#### [Work to complete]
Return only the lines running from the top of the entries to the line with "labelsize=18)", inclusive, exactly as written.

#### [Data entries]
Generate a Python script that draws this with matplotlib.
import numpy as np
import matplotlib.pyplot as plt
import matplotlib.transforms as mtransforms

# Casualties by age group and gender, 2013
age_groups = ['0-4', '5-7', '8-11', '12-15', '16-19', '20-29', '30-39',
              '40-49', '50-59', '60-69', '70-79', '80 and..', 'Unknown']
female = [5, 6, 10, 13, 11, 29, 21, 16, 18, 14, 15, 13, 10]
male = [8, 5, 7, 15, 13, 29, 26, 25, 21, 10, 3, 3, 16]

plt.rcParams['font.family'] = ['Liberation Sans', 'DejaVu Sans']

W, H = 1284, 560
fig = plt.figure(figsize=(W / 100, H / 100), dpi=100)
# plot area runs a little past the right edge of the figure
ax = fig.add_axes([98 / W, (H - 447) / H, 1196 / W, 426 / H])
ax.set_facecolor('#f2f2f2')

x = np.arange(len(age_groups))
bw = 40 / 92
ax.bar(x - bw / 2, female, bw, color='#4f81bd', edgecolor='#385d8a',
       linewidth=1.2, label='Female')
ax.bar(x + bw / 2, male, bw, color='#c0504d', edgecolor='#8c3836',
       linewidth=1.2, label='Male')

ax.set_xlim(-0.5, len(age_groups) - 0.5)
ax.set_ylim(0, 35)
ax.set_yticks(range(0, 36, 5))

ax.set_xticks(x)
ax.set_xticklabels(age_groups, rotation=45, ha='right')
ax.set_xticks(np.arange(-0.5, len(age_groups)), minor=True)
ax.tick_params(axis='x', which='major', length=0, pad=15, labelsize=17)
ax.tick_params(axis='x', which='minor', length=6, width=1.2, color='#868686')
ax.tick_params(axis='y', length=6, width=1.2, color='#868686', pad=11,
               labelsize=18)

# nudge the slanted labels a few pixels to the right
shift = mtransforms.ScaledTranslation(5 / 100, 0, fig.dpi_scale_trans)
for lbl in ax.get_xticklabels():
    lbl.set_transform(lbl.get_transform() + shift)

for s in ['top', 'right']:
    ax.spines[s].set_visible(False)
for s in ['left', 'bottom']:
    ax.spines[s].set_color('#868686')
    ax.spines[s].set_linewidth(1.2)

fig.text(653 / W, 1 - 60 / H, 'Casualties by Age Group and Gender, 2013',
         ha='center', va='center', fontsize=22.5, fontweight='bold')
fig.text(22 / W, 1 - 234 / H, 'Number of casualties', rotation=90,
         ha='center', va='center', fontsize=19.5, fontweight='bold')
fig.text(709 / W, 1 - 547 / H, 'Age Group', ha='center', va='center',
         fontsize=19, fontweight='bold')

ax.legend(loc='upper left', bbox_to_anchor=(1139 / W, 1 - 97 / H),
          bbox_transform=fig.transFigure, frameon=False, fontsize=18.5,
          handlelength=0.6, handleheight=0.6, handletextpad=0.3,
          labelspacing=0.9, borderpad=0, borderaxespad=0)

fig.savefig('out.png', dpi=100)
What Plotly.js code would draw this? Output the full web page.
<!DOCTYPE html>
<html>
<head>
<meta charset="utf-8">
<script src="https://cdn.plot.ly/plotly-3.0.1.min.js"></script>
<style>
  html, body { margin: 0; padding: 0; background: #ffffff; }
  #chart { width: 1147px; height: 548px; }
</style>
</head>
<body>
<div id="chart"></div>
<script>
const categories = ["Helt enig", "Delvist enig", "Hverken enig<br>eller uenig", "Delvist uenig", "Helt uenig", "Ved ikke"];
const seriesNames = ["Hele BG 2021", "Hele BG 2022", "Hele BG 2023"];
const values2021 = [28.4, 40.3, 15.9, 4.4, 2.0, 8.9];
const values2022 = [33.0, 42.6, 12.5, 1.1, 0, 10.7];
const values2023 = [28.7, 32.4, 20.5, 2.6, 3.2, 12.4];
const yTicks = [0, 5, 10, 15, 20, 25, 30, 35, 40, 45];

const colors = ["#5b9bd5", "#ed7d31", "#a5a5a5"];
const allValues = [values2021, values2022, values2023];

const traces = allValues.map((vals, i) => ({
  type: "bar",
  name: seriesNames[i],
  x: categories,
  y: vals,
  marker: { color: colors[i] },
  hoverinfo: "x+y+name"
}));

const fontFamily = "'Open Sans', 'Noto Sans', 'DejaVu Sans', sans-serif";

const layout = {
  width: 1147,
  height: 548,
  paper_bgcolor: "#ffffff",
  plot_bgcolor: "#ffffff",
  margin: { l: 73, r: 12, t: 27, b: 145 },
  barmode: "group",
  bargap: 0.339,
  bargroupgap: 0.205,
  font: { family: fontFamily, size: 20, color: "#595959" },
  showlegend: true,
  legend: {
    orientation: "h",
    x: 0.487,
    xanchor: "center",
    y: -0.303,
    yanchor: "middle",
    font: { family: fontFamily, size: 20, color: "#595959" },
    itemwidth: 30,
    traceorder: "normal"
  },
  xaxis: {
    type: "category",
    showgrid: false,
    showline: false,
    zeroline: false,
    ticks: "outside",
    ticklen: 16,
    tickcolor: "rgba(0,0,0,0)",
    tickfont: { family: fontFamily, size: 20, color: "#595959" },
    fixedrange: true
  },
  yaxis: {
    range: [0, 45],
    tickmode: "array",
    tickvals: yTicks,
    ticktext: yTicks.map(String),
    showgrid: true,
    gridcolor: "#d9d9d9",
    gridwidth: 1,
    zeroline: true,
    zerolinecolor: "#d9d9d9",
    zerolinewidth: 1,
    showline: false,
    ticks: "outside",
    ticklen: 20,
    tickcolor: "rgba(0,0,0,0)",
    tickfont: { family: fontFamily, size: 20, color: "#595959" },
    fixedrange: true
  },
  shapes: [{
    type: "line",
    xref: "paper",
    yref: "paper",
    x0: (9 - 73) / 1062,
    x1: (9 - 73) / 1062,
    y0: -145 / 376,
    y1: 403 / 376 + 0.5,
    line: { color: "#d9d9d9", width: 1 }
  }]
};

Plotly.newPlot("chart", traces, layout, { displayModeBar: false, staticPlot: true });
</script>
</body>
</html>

#### [Written response]
Generate a Python script that draws this with matplotlib.
import numpy as np
import matplotlib.pyplot as plt
import matplotlib.transforms as mtransforms

# Casualties by age group and gender, 2013
age_groups = ['0-4', '5-7', '8-11', '12-15', '16-19', '20-29', '30-39',
              '40-49', '50-59', '60-69', '70-79', '80 and..', 'Unknown']
female = [5, 6, 10, 13, 11, 29, 21, 16, 18, 14, 15, 13, 10]
male = [8, 5, 7, 15, 13, 29, 26, 25, 21, 10, 3, 3, 16]

plt.rcParams['font.family'] = ['Liberation Sans', 'DejaVu Sans']

W, H = 1284, 560
fig = plt.figure(figsize=(W / 100, H / 100), dpi=100)
# plot area runs a little past the right edge of the figure
ax = fig.add_axes([98 / W, (H - 447) / H, 1196 / W, 426 / H])
ax.set_facecolor('#f2f2f2')

x = np.arange(len(age_groups))
bw = 40 / 92
ax.bar(x - bw / 2, female, bw, color='#4f81bd', edgecolor='#385d8a',
       linewidth=1.2, label='Female')
ax.bar(x + bw / 2, male, bw, color='#c0504d', edgecolor='#8c3836',
       linewidth=1.2, label='Male')

ax.set_xlim(-0.5, len(age_groups) - 0.5)
ax.set_ylim(0, 35)
ax.set_yticks(range(0, 36, 5))

ax.set_xticks(x)
ax.set_xticklabels(age_groups, rotation=45, ha='right')
ax.set_xticks(np.arange(-0.5, len(age_groups)), minor=True)
ax.tick_params(axis='x', which='major', length=0, pad=15, labelsize=17)
ax.tick_params(axis='x', which='minor', length=6, width=1.2, color='#868686')
ax.tick_params(axis='y', length=6, width=1.2, color='#868686', pad=11,
               labelsize=18)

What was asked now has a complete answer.